Surround me with a few bears and I’ll let you know, in my best Goldilocks voice, that while something may be sweet it doesn’t, necessarily, make it “just right“!
Case in point – the character of Glenn Kenneth in director Tommy Wirkola’s franticly bloody Dead Snow follow-up Dead Snow: Red Vs. Dead. Kenneth, a gay outsider-type, winds up being both endearing and insulting. This interesting combination may result in rush of prickly yet begrudging love from many discerning viewers.
Gamely (and often incisively) played by the film’s co-writer, Stig Frode Henriksen, Glenn is an employee at a small town Norwegian war memorabilia museum. When he encounters Martin, the original film’s sole survivor, as he rushes to abate the onslaught of this (unexpected) movie series’ truly spooky Nazi zombies, Glenn is reluctantly drawn into the cranium splattering madness.Made up like a Rocky Horror wannabe when first introduced, Glen is stereotypically gay – effeminate and wary – essentially another blatant joke among the film’s many over the top pranks. And while this should fit in with rest of Wirkola’s over-exuberant tone, it doesn’t. It feels backward, like the flamboyant antique dealers victimized by the fanged prince in 1972’s Blacula. Granted, the piss is taken out of nerds and warmongers, alike, in this piece, but the true zaniness here lies in the excessive slaughter and deliriously inventive kills involving everyone from children to invalids. Unlike the closeted Glenn, a proud and out warrior would have fit much easier into such grotesquely fun proceedings.
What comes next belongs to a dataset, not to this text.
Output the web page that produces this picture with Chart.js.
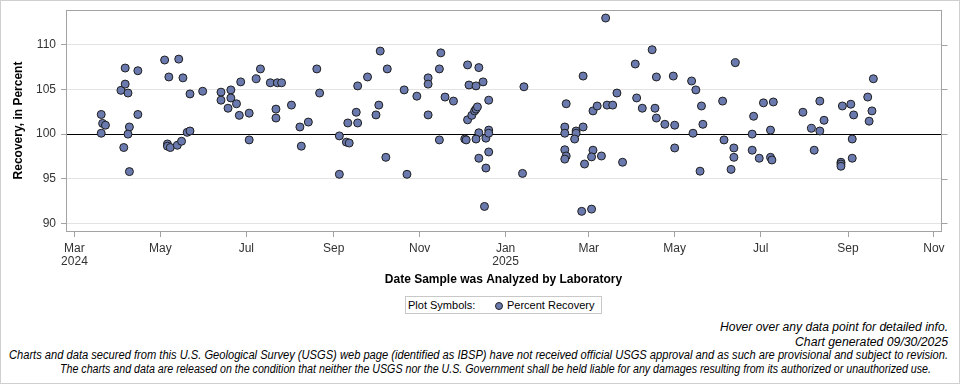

Still, Glenn does rise to the charge in the final third of the film, bravely taking enormous risks to save a group of foolish, self proclaimed American zombie hunters. Perhaps unknowingly, Wirkola and crew, also, manage to make a poignant statement with Glenn, as well. Just as he begins to acknowledge his true orientation, disaster strikes. In a seeming echo of everything from the military’s “Don’t Ask, Don’t Tell” debacle to the current, prevalent murders of transgendered women, it reminds one of all the queers cut down just as they begin to find their voices. It is unexpectedly powerful, bittersweet ending to a (frequently likable) character that never quite works.
Dead Snow: Red vs. Dead was released in February 2014 in Norway and is currently playing a variety of American film festivals.
Until the next time – SWEET love and pink GRUE, Big Gay Horror Fan
Well, I must say, his death hit me hard. I really liked him as a character, and he didn’t really need to die at all. He was a good person in the movie, and I’m actually pretty sure that I have a undeniable crush on him.